Latin America has been on my mind this week, as I recently published my regional sovereign risk report on the Tellimer website (check out my channel if you have a subscription there).

The continent has a lot going for it. Proximity to the U.S. for some (even if it ain’t what it used to be…), commodity exports and even policy credibility for others.

But the chief advantage is that it is geopolitically boring - migration, drug trafficking, and violent criminality notwithstanding.

The point is that this region is isolated from the constant fracas on the Eurasian and African landmasses.

Rank

This isn’t to say that there isn’t a high degree of sovereign risk in Latin America. There is.

Whether it is EM’s most-notorious basket case (ahem, Argentina), serial defaulters like Belize, or the Bitcoin-prison-enthused policy volatility of El Salvador, there is plenty in the region to keep investors on their toes.

In fact, in 2025, only Jamaica, Colombia, and Costa Rica find themselves in the lower-risk half of the 43-country sample of EMs that I cover, out of the 12 Latin American countries included.

I don’t cover Chile currently, due to missing data, though surely it would also perform well on these metrics.

In 2024, Argentina was also part of this below-median cohort, thanks to an extraordinary government debt reduction signal, which has since moderated.

Contrast this with the ten countries in Europe and Central Asia that I track, of which eight out of ten are in the low-risk half.

This lower-risk profile in ECA is partly explained by higher income per capita at ~$22,000 (as of 2022), versus only ~$17,000 for the LatAm sample.

Changes

Yet in 2025, the country risk profile of these LatAm sample countries has improved relative to peers in other regions.

Looking at overall changes to sovereign stress probability this year, only four LatAm countries have seen their annual risk score worsen more than the median (i.e. the 1-21 ranks in the table above): Argentina, Costa Rica, Guatemala, and Jamaica.

As for the other eight countries: why such an improvement relative to peers?

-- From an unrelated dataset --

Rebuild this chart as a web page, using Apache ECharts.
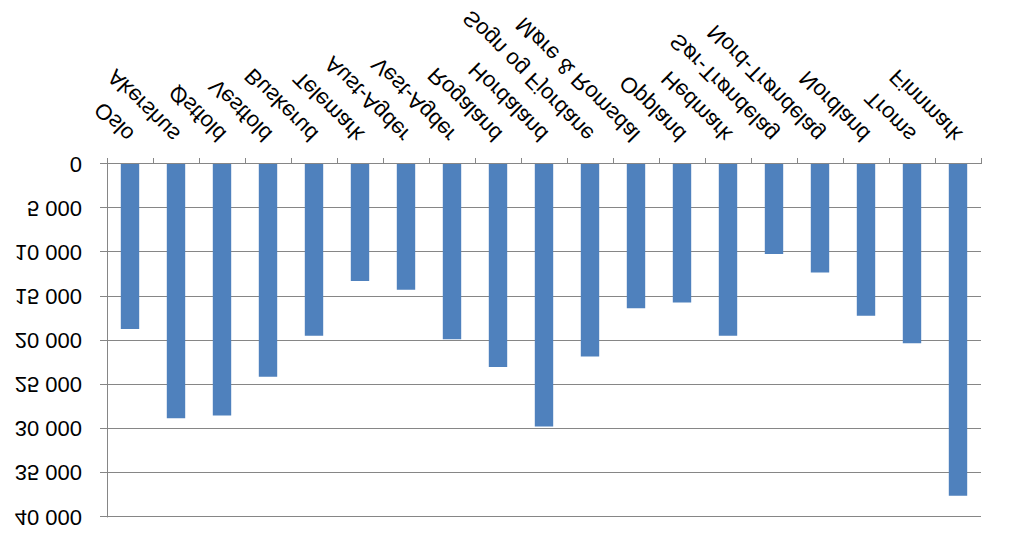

A deceleration in the REER dynamic occurred in seven out of the eight, with Colombia the lone outlier. Brazil, Suriname, and Mexico have experienced large decelerations on this inflation-currency metric.

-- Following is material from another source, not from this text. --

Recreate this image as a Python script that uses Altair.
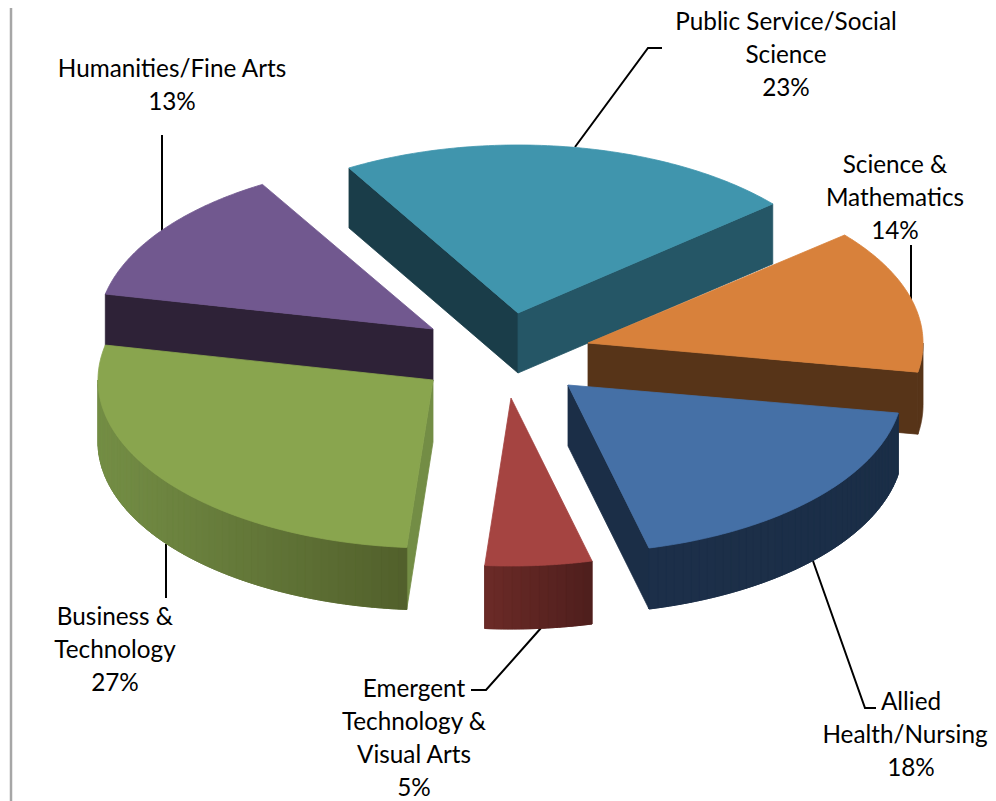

A decline in public debt-to-revenue has taken place in Belize, Suriname, Colombia, Paraguay, and El Salvador.

External public debt-to-GDP has also decreased in Belize, Suriname, Dominican Republic, Colombia, Paraguay, and El Salvador.

So cutting debt, raising revenue, stimulating growth, reining in inflation, and having a competitive exchange rate can combine to mitigate sovereign risk. Who knew?